All lines deposit finished dough balls on boards or in pans. Operators manually load the boards and pans on racks and move them to the cooler.

After makeup, many products retard in the cooler — some as long as 12 hours. This is a point of differentiation for Fireking where Mr. Acerra refuses to compromise. Once the dough has been sufficiently retarded, it is proofed. Pullman breads, dinner rolls and brioche rolls are baked in 15 Revent, Hobart and LBC double-rack ovens. High-absorption doughs and oval breads are shaped and prepped by operators before baking in one of two Bongard deck ovens.

After each step in the production process, products are checked for quality. Each operator is responsible for the quality check at their station to ensure that any issues that may arise are caught early and addressed.

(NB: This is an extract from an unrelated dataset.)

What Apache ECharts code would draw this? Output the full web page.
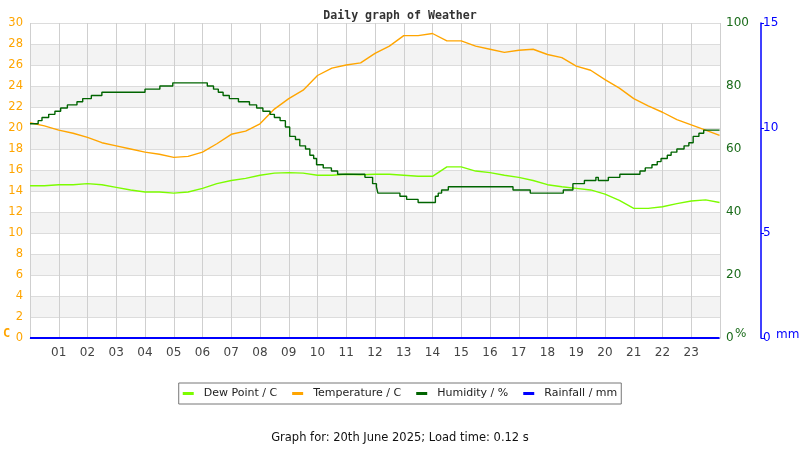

Bread is then cooled on racks at ambient temperature before going through a Lematic bun slicer ahead of packaging. A Formost Fuji bagging line and UBE bun bagging line handle retail packaging while bulk packaging is still done largely by hand. Frozen products are packaged after the freezer.

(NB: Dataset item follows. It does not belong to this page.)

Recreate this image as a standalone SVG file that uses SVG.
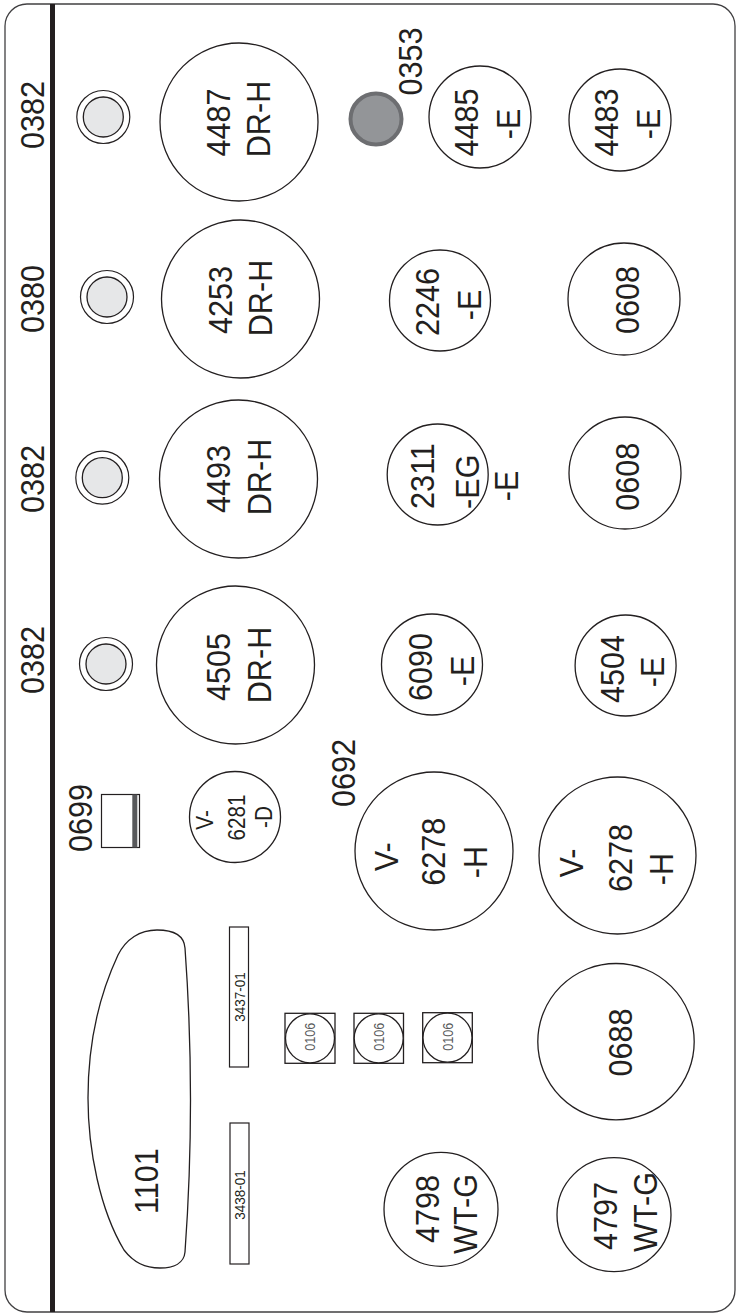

Packaged items are put on pallets and staged for shipping to Fireking’s various distributors. The warehouse management is done manually. Plant Manager Christopher Micallef creates a production schedule and passes it onto Warehouse Manager Geovania DeOliveria, who ensures products are staged in front of the loading dock door for each truck. Every door is assigned to a different distributor, and products are color-coded to ensure delivery to the correct distributor. Everything at Fireking Baking Co. is made to order.

A seeder can be rolled into the line to add toppings to loaves.
 
Investing in cleanliness

Sanitation happens around the clock while the bakery is in operation and also at night. During the day, a new Douglas double rack washer cleans pans, racks, tables and other tools.

Two cleaning crews come in at night. Facility cleaners wipe down floors, walls and mixers and handle scheduled high cleaning such as light fixtures. Another crew takes those machines apart and cleans them every night.

The sanitation team keeps the maintenance team informed of any weak points it might catch during routine cleanings. With five engineers on Fireking’s maintenance team, the bakery’s equipment is on a preventive schedule that avoids playing catch-up with equipment that’s already broken.

“By the time you’ve fixed something, you’ve lost something, either in parts or production time,” Mr. Acerra said. “One of my goals was to go from being a good fixer to a good maintainer.” To achieve that, the maintenance team replaces equipment components on a schedule: belts, e-stops, blades, etc. This proactive approach and an eye from the sanitation team keep Fireking running with minimal downtime for repairs.

As he looks forward, Mr. Acerra doesn’t see business slowing down for his accidental bakery any time soon. The growth he’s been fortunate to experience he attributes to timing and luck.

“We got in at the incubator stage of the whole artisan bread trend,” he said. “I was able to grow the business in the direction that the industry is growing: artisan and upscale breads.”  

While this timing and luck may have helped get Fireking off the ground, Mr. Acerra is quick to share the bakery’s success with his employees. He considers them family.

“I love coming to work,” he said. “I love the people who work for me. I love to see the success of the people who work for me. I cannot ever see myself not doing this. I love growing the business.”

In the next five years, Mr. Acerra expects Fireking to get even busier. With the frozen finished baked business taking off and supplying most of the company’s growth, he’s planning on installing a new freezer in the space he just acquired. He is also entertaining the idea of going into frozen dough while he’s at it. 

At one point Mr. Acerra didn’t dream this small bakery would outgrow the original 1,000-square-foot space; 10,000-square-foot space or even his current 40,000 square feet, but this time, he’s ready for it. In fact, he’s more than ahead of it.